O rebaixamento de status também poderia abrir caminho para instalação de uma usina eólica nos arredores da unidade proteção. Projeto tramita há sete anos na Fundação Estadual de Proteção Ambiental (Fepam).
PARQUE NACIONAL X ÁREA DE PROTEÇÃO AMBIENTAL
O Sistema Nacional de Unidades de Conservação da Natureza divide as unidades em diferentes categorias, entre elas, os parques nacionais e as áreas de proteção ambiental. Entenda a diferença:
Parque Nacional
É a terceira unidade com leis mais rígidas, atrás apenas de estações ecológicas e reservas biológicas. Os parques nacionais foram criados para preservar os ecossistemas naturais de grande relevância ecológica e a beleza da área. É permitida a realização de pesquisas científicas, o desenvolvimento de atividades de educação, de recreação em contato com a natureza e de turismo ecológico. A visitação pública é autorizada desde que respeitadas normas e restrições estabelecidas no plano de manejo da unidade. A lei diz que os parque nacionais são de posse e domínio públicos e que, portanto, as áreas particulares incluídas em seus limites devem ser desapropriadas. Pesca, plantio e criação de animais são proibidos.

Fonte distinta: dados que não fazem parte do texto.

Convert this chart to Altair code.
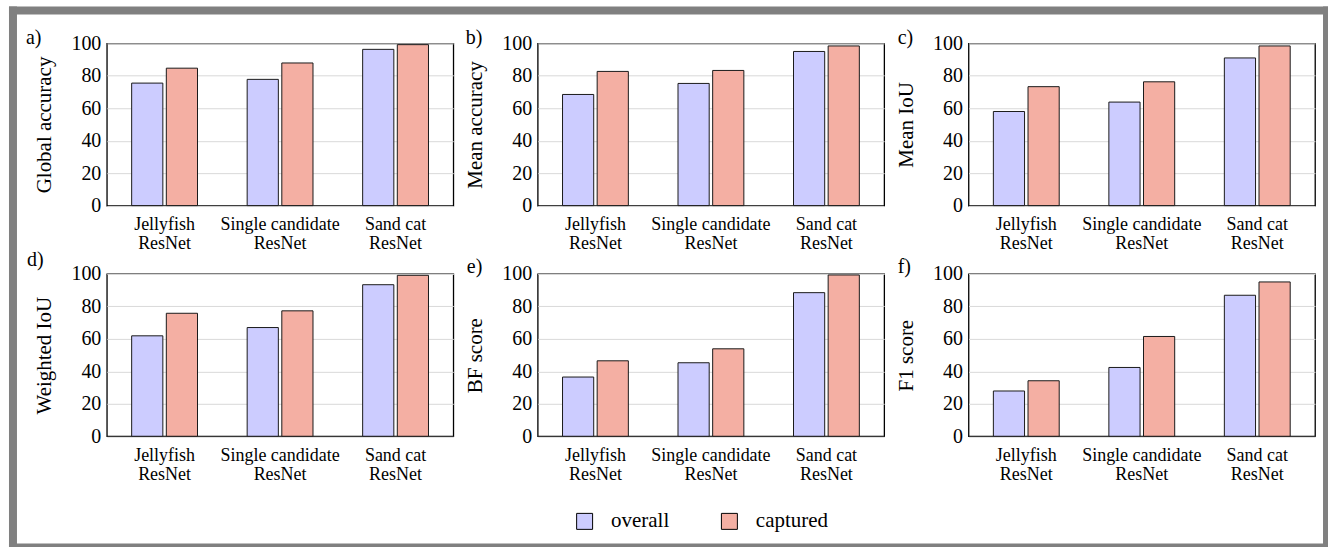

Área de Proteção Ambiental
É, em geral, uma área extensa, com certo grau de ocupação humana e com diversidade de animais, plantas ou recursos hídricos. A APA deve proteger a diversidade biológica, disciplinar o processo de ocupação e assegurar a sustentabilidade do uso dos recursos naturais. É constituída por terras públicas ou privadas, sendo licenciáveis atividades extrativistas. Cabe aos órgãos governamentais a fiscalização da ocupação e exploração. Entre os exemplo de APA, estão o Delta do Jacuí, entre Canoas, Charqueadas, Eldorado do Sul, Nova Santa Rita, Porto Alegre e Triunfo, e a Rota do Sol, entre São Francisco de Paula e Três Forquilhas.